I snapped that pic with the iphone on our way out of the track as we rolled towards home. Over the next hour and a half I got to spend some time thinking about this track and how I felt about driving this track.

First off, is it fun to drive? Well, of course. Practically any time you get to drive "flat out" (or close to that anyway) it is fun. The track is just stupid smooth and very wide, plus the facility and paint and such are absolutely top notch. Of course, you pretty much expect that since it is a current F1 track that cost 200+ million dollars, but still. I'd been here a few times before to watch, and knew it would be phenomenal and it did not disappoint. There is a LOT of runoff area for most every corner so putting 2 or 4 off is not that big a deal assuming you are relatively competent. Honestly, I didn't feel the track was very tough to drive and so I spent some time driving the track in my head to evaluate my thoughts on COTA. 

Going down the front straight you see the entire T1 complex and then you climb the big hill to get to it. Visibility is excellent through the corner and you've got good reference marks on the right to use for braking and turn in. One thing you will do a lot of at COTA is brake so get used to it and make sure yours are in great shape and bring spares. The corners here that are after high speed sections really slow you down and T1 just sets the agenda early. Although you can get up to a really good clip on the front straight, you brake nearly all of it away in order to take the 135 degree (or so) left-hander and begin coming down from the highest point on the track. T2 is a less-than-90 right and it is, again, in full view. Messing up T2 would require a special kind of stupid for any driver of even medium talent (save mechanical failure of course). This puts you on a short straight leading into the 3-4-5 esses which are (again) pretty easy to see and fun. It took me a few laps to get my turn-in point exactly where I wanted it to start T3 (using the overhead pedestrian bridge as a reference worked great for me) but the rest flows easily and sight lines are good. In a few laps you learn to give up the entry of T6 to hug tight and get a run on T7 (again, all of this is easy to see) and then give up the entry of T8 to hug tight and get on the gas early to run through T9, the slight bend that is T10 all the way down to bleed-off-all-the-speed-again T11. So far the only "blind-ISH" turn is T10 and even that is simple to learn the timing of when to bend the car left prior to gaining full visibility down the hill. 


Above: A pro pic of Scratcher (that will be a poster!), a damp paddock pic I took of Anna's car

So now you're headed down the hill to T11 and again you've got great reference marks on the right to use and you simply slow way way waaaay down, put it in first and then use the biggest arc you can to make another tight turn and then lay on the loud pedal and wait. Now, since it felt like a long arse straight in Scratcher, I can only imagine what it feels like in a car with 150-300hp. Those folks, I'm sure, were checking stock prices, updating their computer operating system, and alphabetizing the apps on their smart phones, twice. So, after a time of running through all the gears you have and then waiting as the track blurs under you, you get to the point that you can see the corner up ahead and....of course.....it is a painfully slow corner. Again. You've got good markers on the right and so you brake hard, go way down the gears and turn greater than 90 degrees and head to the "stadium section" of the track, with your brakes all kinds of pissed off. 

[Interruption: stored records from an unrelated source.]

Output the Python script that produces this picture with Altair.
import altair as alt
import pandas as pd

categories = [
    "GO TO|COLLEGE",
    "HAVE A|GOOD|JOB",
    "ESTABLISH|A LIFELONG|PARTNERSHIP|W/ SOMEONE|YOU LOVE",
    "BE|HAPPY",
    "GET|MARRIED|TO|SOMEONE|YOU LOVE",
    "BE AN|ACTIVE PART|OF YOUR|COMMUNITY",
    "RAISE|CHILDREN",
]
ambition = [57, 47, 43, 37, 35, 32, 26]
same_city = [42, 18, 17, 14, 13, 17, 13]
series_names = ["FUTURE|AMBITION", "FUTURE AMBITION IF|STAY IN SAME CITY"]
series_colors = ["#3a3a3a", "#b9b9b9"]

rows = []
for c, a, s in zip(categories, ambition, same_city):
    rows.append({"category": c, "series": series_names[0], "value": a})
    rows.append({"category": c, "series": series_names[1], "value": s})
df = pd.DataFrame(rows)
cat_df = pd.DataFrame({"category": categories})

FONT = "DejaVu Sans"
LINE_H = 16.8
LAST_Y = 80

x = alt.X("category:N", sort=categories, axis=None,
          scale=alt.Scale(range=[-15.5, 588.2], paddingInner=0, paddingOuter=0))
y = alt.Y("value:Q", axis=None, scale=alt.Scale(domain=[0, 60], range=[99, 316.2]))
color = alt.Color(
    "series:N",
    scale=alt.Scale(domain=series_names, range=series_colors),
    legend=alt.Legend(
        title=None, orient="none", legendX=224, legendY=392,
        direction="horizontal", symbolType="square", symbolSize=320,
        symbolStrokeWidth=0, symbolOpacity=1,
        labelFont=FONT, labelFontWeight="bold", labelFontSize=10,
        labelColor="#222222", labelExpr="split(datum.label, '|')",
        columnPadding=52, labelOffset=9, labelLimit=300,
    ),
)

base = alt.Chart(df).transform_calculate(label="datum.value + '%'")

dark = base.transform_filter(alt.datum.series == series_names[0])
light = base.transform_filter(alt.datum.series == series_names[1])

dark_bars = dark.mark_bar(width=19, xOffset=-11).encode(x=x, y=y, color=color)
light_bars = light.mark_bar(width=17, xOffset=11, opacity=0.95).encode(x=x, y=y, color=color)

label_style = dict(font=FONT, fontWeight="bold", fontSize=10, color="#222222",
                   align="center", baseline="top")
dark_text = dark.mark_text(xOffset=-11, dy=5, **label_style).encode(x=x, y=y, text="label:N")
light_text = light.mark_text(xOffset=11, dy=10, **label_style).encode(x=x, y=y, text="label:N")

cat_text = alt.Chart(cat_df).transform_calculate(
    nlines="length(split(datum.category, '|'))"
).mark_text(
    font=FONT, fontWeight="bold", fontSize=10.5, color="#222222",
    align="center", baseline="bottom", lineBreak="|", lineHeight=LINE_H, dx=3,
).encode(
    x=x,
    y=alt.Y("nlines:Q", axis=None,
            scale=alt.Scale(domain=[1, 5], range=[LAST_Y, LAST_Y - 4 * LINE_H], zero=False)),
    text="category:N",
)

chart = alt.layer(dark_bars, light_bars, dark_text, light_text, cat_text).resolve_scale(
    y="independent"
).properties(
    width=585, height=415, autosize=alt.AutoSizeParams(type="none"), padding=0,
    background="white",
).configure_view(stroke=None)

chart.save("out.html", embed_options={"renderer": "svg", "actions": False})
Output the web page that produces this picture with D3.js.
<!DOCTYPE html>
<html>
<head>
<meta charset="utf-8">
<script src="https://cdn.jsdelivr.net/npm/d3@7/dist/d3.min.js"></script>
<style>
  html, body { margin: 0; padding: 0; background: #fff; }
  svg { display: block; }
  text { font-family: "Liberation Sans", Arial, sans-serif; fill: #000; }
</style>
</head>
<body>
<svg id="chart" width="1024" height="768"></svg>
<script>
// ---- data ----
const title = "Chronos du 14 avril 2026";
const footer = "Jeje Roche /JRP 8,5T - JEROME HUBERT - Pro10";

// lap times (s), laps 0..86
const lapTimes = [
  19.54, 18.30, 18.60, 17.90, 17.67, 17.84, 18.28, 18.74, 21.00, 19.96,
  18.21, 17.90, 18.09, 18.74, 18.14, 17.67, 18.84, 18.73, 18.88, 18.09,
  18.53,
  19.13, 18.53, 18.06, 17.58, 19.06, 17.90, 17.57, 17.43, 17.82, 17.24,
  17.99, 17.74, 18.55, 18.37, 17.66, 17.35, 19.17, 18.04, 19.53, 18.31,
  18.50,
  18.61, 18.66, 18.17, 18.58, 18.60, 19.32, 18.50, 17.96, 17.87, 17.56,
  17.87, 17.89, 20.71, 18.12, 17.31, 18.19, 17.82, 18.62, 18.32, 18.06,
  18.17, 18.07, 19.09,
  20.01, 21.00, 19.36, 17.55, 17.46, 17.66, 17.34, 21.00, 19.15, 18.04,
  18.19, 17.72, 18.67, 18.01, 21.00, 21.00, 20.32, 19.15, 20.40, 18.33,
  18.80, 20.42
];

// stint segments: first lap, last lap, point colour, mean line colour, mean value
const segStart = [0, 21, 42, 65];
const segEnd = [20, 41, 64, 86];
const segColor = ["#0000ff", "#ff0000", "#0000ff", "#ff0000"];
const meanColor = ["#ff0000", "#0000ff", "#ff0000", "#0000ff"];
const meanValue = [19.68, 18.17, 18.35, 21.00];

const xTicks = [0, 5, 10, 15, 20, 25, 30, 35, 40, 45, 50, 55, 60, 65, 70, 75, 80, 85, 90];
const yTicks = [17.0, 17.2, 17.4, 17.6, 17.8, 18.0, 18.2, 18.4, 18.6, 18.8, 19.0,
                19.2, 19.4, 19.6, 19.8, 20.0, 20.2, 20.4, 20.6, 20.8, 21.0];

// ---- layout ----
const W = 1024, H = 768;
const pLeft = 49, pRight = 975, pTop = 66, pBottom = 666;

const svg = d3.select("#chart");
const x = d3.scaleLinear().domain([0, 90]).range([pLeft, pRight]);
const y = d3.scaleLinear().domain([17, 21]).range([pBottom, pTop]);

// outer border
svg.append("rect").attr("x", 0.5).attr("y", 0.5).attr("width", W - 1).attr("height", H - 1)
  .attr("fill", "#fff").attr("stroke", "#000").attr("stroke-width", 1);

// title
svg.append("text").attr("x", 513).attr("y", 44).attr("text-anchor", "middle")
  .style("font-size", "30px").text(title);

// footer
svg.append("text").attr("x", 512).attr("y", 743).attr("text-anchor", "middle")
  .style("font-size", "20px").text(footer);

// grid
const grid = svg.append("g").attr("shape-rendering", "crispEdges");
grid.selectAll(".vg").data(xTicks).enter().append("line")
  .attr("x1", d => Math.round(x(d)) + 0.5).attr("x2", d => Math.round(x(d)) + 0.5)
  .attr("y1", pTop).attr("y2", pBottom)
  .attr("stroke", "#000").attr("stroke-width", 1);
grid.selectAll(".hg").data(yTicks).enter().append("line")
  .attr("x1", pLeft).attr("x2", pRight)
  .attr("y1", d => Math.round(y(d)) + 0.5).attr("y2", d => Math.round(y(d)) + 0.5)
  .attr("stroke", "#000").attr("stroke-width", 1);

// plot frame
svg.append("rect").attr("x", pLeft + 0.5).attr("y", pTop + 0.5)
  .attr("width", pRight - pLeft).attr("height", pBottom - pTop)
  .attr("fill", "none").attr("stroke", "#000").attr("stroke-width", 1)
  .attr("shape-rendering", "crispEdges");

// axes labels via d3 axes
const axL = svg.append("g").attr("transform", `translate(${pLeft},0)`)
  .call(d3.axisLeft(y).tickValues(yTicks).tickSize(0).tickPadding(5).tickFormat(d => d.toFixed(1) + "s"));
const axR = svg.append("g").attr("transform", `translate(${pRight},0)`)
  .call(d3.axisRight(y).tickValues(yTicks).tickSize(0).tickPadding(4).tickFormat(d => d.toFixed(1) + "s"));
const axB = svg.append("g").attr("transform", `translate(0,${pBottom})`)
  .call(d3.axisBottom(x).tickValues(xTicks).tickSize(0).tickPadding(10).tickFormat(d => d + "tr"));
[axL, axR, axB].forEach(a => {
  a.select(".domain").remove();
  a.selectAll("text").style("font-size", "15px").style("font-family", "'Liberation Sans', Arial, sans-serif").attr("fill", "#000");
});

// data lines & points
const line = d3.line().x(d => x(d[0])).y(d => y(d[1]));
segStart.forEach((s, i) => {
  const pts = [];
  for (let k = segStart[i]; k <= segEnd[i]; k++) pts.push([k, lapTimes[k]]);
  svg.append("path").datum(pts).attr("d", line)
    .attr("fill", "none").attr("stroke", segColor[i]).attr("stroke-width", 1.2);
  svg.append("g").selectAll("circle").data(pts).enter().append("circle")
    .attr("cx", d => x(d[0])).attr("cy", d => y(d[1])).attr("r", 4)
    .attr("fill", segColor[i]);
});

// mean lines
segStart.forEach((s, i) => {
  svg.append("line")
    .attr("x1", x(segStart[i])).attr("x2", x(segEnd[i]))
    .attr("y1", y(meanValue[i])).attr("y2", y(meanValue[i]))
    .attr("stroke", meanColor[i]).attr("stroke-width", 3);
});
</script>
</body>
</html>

Below: Anna really REALLY needs to let me dip her car this scheme for a few months...

The stadium section of T13-14-15 is pretty fun, but still the sightlines are pretty easy to follow and the speed is pretty low. Exiting T15 you finally, finally, get to build up some speed and NOT piss it away. Yes, T16-17-18 is a connected series of right hand turns under the huge mullett-tower that are, for me, the best part of the track. You're actually going quick and you get to turn the steering wheel and since you cannot see the entire corner, it takes a bit to hit the correct marks while carrying maximum speed and ending up with the car in the right spot for a very fast exit and a short straight down to T19. T19 is less than 90 degrees and you can see through it easily and it can be taken a bit faster than you initially think. Then a short straight to the final turn, T20, and the opposite is true. It is a little tighter than 90 degrees and it must be taken a little slower than you initially think. By the second or third lap, T19 and T20 should be easily mastered. Then, you are on the front straight again, looking to build up as much speed as possible so you can turn 90% of it into expensive brake dust. Again. 

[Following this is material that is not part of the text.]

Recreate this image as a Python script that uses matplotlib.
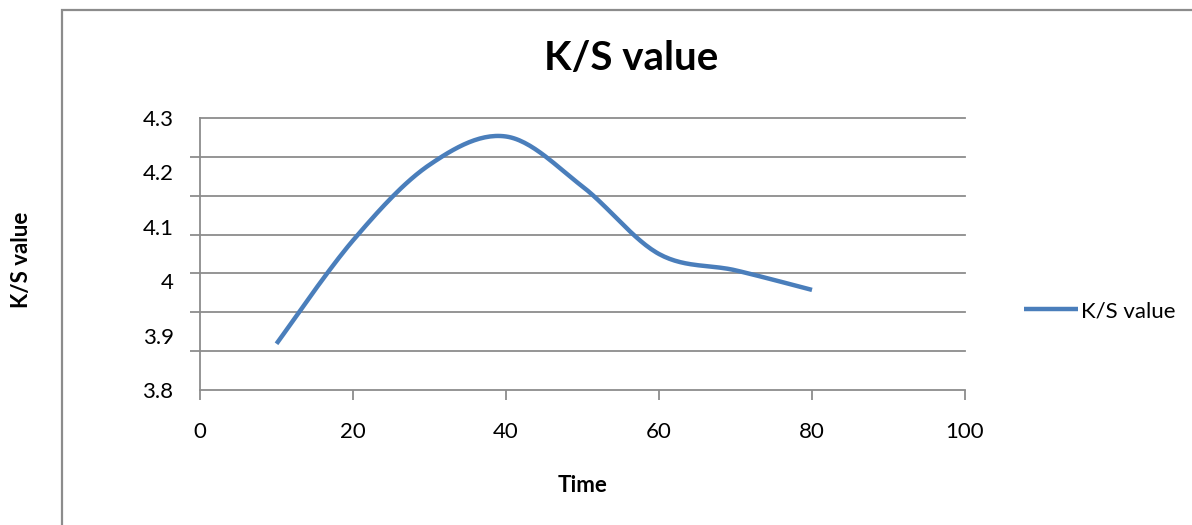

So yeah, that's the track. It is indeed fun to drive as it is wide, smooth and has a few nice punishment/reward sections and the lovely T16-17-18. However (and you knew this was coming) the track is pretty sanitized and I don't internally rate it alongside epic tracks like Road Atlanta (even post-neutering it is still epic, just not quite AS epic as it was), VIR, TWS, Lime Rock, Watkins. These are tracks where you actually turn the wheel while hauling the mail and the subtle nuances and battle scars of the tracks translate to character and mystique that I just don't see COTA ever attaining.  I like COTA and will go again and smile as I attack it....but it does not move me in the way a few other tracks do. 

Below: A great snap of Scratcher heading out to play with the added bonus of Anna on the far side!!!

Once home, I had some time to check out the issue with the motor and it turned out to be a failed (cracked at the tip) rocker arm. It was one of the original ones from 2007 and was replaced quickly and easily. All good for the next outing at TWS in April!